BorislavLukanov: is not water to put a nozzle on it or to divert the flow in another pipe : D

Well in this case it actually is because you do not have a linear circuit but a circuit with a threshold where no current will flow until that threshold is reached. If component 1 has a threshold of 1V and component 2 has a threshold of 2V and they are wired in parallel, no current will ever flow through component 2 because component 1 clamps the applied voltage to its own threshold.

are you sure that an inductor generates voltage while is applied voltage to it?

No one in this thread ever suggested such a thing. However when a voltage is removed an other voltage of opposite polarity is generated.

BorislavLukanov: the electricity doesn't CHOOSE where to pass ... ! It follows precise lows of physics!

One could argue that no one ever chooses anything - that everything is pre-determined, and we're just playing out a script.
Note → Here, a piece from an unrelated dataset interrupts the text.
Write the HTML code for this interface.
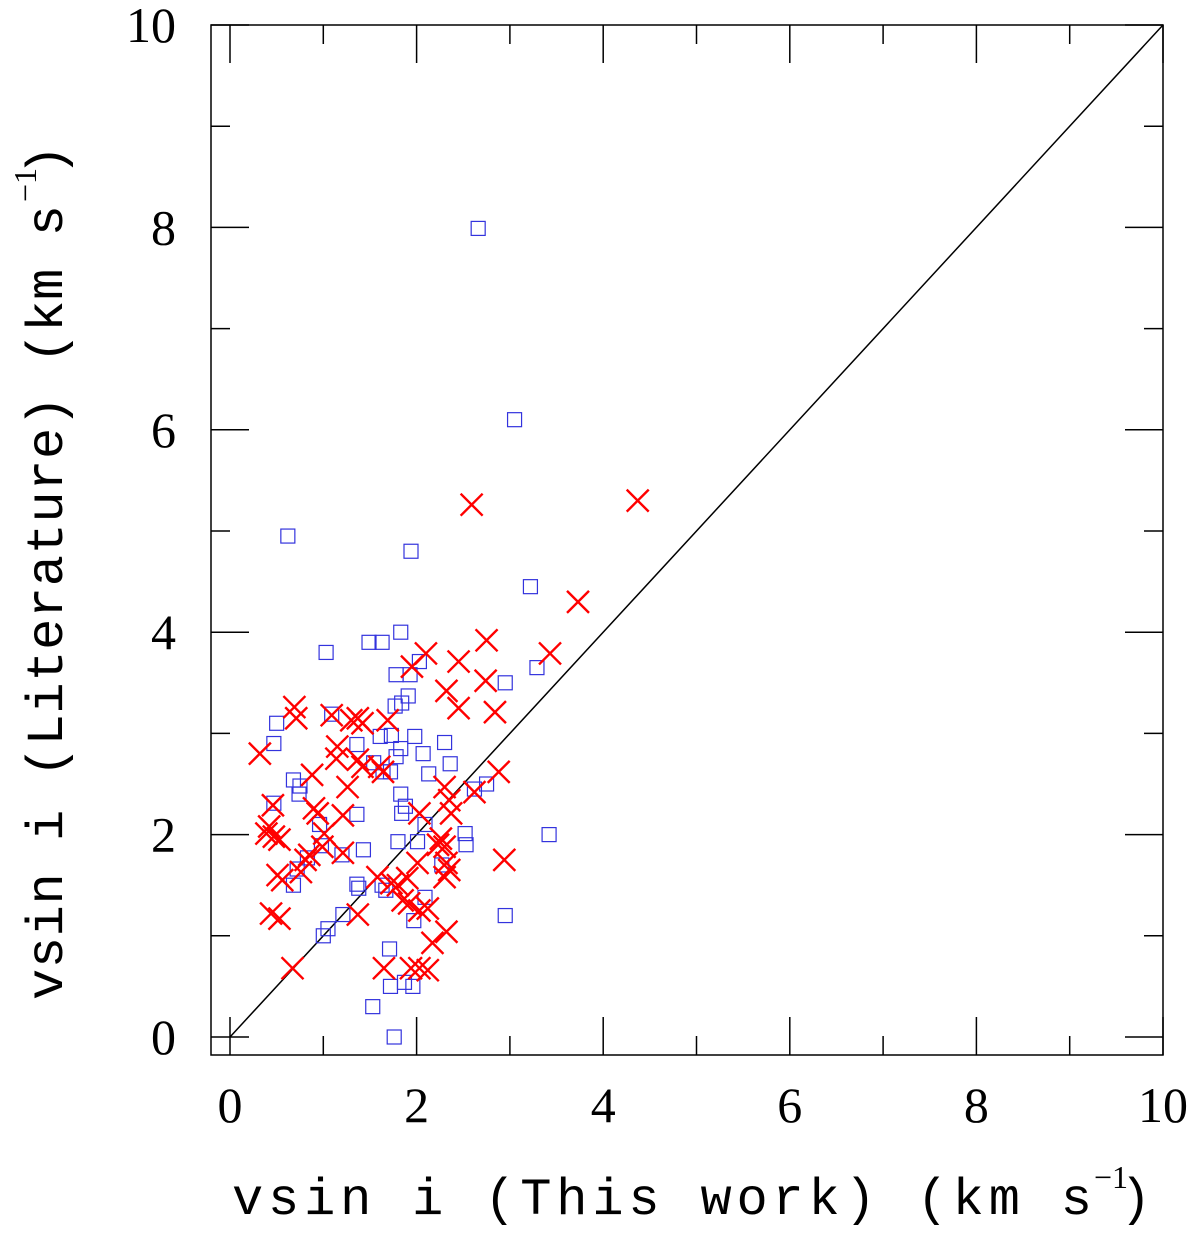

And yet, we still use the word "choose", because it simplifies the discussion. That's what I chose to do in this case - simplify the discussion. But then, I think you knew that.

You may get distracted by shit : D and also is a little bit stupid to comment, but I'm not an expert or sure so I would ask if the positive side of an inductor with accumulated magnetic field on it and no external voltage applied could interact with the ground to make possible the circuit to be closed even if the switches are?

Grumpy_Mike: These days a Schottky diode can have an even lower voltage of between 0.15 to 0.45V depending on the current and construction. https://en.wikipedia.org/wiki/Schottky_diode So these are sometimes used for a quicker quenching of the back EMF.

If I understand this right you claim Schottky diodes are used because they cause the field in the coil to collapse faster. But I believe the converse is true - since the forward voltage drop is lower the current decreases slower and so it takes longer for the field collapses (the current stops flowing). This is an advantage when you are PWMing the coil. Another advantage of Schottky vs. "normal" diode is shorter reverse recovery time - but I think it applies only when you want to turn on the inductive load again.